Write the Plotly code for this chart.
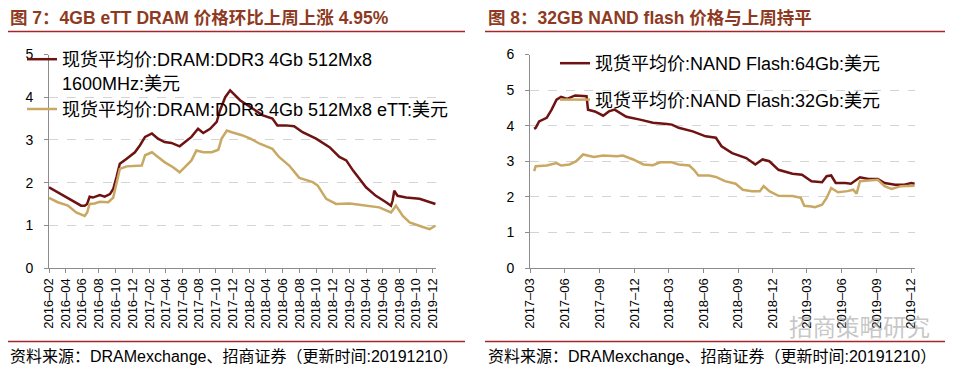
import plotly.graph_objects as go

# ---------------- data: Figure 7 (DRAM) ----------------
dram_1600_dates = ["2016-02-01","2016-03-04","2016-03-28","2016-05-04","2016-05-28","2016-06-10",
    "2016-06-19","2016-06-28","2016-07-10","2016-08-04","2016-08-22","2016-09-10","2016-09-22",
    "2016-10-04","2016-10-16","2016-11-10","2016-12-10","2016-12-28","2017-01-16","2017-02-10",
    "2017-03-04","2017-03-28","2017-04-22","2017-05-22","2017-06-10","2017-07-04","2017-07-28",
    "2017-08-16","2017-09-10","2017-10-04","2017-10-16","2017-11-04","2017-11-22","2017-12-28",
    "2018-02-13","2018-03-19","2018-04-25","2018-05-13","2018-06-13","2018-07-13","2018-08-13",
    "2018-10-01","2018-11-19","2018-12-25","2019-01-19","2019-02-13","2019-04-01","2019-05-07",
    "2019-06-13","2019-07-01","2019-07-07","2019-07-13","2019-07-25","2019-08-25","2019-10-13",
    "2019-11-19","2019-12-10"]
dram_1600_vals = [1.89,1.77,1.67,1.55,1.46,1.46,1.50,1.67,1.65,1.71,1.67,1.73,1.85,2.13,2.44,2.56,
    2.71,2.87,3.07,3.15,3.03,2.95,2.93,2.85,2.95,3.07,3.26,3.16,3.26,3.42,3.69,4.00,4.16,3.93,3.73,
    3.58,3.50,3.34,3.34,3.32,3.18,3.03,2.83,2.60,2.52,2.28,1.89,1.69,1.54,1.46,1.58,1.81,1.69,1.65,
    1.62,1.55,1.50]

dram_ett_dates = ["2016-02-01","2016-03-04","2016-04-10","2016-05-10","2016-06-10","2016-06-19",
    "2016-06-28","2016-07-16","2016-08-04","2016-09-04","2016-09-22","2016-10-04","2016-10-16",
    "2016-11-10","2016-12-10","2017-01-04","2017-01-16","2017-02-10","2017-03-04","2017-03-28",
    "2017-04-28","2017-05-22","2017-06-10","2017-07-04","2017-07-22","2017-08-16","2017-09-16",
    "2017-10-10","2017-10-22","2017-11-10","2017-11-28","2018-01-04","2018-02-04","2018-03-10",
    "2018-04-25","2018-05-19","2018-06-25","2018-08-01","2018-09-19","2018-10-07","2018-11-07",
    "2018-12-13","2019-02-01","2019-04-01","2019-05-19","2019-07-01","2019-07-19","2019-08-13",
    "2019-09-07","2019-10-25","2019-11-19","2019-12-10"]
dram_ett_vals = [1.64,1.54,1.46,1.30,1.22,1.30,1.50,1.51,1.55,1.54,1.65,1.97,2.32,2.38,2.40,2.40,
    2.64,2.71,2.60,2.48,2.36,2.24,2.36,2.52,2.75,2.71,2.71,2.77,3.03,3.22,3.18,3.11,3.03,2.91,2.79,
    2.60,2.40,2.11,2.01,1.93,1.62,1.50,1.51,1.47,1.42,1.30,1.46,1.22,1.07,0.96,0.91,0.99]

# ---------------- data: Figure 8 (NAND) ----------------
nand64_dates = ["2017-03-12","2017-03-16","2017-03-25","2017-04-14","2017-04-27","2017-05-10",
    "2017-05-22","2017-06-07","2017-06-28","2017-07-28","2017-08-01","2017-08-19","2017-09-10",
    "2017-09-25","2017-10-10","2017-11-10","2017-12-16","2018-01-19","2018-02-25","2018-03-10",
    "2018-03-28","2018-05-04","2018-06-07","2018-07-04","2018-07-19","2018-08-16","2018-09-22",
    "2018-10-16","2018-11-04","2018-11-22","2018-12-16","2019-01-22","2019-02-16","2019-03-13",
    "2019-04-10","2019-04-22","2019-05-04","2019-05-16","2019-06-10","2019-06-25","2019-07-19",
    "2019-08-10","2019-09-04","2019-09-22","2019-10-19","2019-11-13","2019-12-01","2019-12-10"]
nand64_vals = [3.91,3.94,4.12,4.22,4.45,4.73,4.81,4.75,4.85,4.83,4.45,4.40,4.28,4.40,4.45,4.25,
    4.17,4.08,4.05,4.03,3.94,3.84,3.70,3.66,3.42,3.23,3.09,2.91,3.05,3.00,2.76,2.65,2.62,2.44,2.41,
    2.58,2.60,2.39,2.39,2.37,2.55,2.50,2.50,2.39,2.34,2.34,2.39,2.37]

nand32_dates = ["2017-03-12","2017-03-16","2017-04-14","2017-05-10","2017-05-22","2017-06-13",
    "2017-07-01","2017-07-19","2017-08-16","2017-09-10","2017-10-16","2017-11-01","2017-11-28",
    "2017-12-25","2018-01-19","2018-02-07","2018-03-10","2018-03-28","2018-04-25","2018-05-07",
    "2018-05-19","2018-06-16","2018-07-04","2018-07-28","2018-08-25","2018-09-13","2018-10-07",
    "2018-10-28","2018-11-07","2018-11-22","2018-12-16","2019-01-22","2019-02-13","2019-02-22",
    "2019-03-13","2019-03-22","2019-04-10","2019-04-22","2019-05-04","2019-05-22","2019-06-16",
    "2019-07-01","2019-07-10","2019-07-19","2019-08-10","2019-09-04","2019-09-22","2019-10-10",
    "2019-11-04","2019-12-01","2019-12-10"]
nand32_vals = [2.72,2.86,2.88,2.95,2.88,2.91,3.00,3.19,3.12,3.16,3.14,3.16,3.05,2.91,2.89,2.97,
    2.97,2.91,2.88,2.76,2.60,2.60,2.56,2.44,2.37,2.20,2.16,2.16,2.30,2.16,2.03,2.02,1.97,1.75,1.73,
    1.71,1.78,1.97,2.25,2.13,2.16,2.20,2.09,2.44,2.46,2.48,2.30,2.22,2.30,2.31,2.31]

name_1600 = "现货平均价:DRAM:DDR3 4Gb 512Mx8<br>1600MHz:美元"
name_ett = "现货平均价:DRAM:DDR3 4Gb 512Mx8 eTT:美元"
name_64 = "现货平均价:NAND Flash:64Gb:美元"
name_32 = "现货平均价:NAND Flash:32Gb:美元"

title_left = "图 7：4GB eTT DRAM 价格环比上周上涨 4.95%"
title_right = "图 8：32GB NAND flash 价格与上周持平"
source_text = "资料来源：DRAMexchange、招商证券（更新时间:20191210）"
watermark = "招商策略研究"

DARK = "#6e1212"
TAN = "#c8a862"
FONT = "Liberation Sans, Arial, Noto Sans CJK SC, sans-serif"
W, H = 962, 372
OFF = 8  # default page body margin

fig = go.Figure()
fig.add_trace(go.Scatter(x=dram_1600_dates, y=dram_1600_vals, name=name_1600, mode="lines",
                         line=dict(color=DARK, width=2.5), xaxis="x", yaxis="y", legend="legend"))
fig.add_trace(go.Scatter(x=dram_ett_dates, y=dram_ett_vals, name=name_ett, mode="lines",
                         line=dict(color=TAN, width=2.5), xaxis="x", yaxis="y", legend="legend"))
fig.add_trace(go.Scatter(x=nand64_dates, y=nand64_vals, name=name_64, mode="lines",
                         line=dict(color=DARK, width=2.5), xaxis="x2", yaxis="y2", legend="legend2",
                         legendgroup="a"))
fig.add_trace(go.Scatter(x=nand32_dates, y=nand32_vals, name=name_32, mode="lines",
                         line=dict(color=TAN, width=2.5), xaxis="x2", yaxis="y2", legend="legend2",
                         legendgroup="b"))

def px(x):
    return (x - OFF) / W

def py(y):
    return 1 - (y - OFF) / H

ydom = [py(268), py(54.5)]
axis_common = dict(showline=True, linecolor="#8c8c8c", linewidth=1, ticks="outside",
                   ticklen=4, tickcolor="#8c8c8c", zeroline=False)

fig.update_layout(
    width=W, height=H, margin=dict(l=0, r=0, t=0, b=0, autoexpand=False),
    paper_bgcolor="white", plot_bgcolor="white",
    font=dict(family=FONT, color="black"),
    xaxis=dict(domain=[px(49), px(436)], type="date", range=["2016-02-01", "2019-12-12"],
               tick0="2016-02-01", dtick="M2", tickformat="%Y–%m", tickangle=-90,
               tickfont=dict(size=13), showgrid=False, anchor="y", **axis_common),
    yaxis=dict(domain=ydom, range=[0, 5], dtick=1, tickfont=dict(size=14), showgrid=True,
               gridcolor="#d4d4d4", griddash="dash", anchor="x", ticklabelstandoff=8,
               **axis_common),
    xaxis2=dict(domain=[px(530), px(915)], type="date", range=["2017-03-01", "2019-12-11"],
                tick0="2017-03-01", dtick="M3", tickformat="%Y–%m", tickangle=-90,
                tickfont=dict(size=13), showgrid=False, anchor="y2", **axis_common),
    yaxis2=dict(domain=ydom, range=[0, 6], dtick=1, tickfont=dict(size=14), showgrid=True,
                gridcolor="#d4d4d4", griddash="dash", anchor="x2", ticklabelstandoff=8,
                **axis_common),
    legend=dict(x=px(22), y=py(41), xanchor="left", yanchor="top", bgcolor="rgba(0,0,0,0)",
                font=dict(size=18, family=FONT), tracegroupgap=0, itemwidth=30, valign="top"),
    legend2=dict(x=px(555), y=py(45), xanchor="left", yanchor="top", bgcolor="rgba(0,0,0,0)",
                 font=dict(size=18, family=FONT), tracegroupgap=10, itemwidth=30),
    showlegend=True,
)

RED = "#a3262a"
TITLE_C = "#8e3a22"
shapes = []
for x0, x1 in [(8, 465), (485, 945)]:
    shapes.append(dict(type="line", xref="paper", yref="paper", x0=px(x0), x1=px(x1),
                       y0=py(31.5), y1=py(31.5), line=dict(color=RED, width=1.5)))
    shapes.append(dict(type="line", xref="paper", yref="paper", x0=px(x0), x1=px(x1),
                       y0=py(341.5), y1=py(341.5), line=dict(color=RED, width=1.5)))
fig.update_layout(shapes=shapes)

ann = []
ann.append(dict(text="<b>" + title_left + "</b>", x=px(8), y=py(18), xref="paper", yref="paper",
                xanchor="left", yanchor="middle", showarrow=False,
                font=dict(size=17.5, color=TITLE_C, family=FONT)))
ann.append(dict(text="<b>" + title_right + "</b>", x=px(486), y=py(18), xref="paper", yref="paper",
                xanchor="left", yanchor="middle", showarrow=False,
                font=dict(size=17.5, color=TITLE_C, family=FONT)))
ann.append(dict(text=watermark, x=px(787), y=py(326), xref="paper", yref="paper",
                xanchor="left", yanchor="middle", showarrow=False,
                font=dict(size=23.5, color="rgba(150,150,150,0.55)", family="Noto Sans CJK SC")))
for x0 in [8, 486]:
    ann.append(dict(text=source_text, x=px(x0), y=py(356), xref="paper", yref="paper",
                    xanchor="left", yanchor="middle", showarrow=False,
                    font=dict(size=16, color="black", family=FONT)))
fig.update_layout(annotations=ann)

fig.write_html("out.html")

» Aim: Write out the lines from the start of the material to the line with "1.62,1.55,1.50]", inclusive and exactly. Skip the pictures.

» The response:
Write the Plotly code for this chart.
import plotly.graph_objects as go

# ---------------- data: Figure 7 (DRAM) ----------------
dram_1600_dates = ["2016-02-01","2016-03-04","2016-03-28","2016-05-04","2016-05-28","2016-06-10",
    "2016-06-19","2016-06-28","2016-07-10","2016-08-04","2016-08-22","2016-09-10","2016-09-22",
    "2016-10-04","2016-10-16","2016-11-10","2016-12-10","2016-12-28","2017-01-16","2017-02-10",
    "2017-03-04","2017-03-28","2017-04-22","2017-05-22","2017-06-10","2017-07-04","2017-07-28",
    "2017-08-16","2017-09-10","2017-10-04","2017-10-16","2017-11-04","2017-11-22","2017-12-28",
    "2018-02-13","2018-03-19","2018-04-25","2018-05-13","2018-06-13","2018-07-13","2018-08-13",
    "2018-10-01","2018-11-19","2018-12-25","2019-01-19","2019-02-13","2019-04-01","2019-05-07",
    "2019-06-13","2019-07-01","2019-07-07","2019-07-13","2019-07-25","2019-08-25","2019-10-13",
    "2019-11-19","2019-12-10"]
dram_1600_vals = [1.89,1.77,1.67,1.55,1.46,1.46,1.50,1.67,1.65,1.71,1.67,1.73,1.85,2.13,2.44,2.56,
    2.71,2.87,3.07,3.15,3.03,2.95,2.93,2.85,2.95,3.07,3.26,3.16,3.26,3.42,3.69,4.00,4.16,3.93,3.73,
    3.58,3.50,3.34,3.34,3.32,3.18,3.03,2.83,2.60,2.52,2.28,1.89,1.69,1.54,1.46,1.58,1.81,1.69,1.65,
    1.62,1.55,1.50]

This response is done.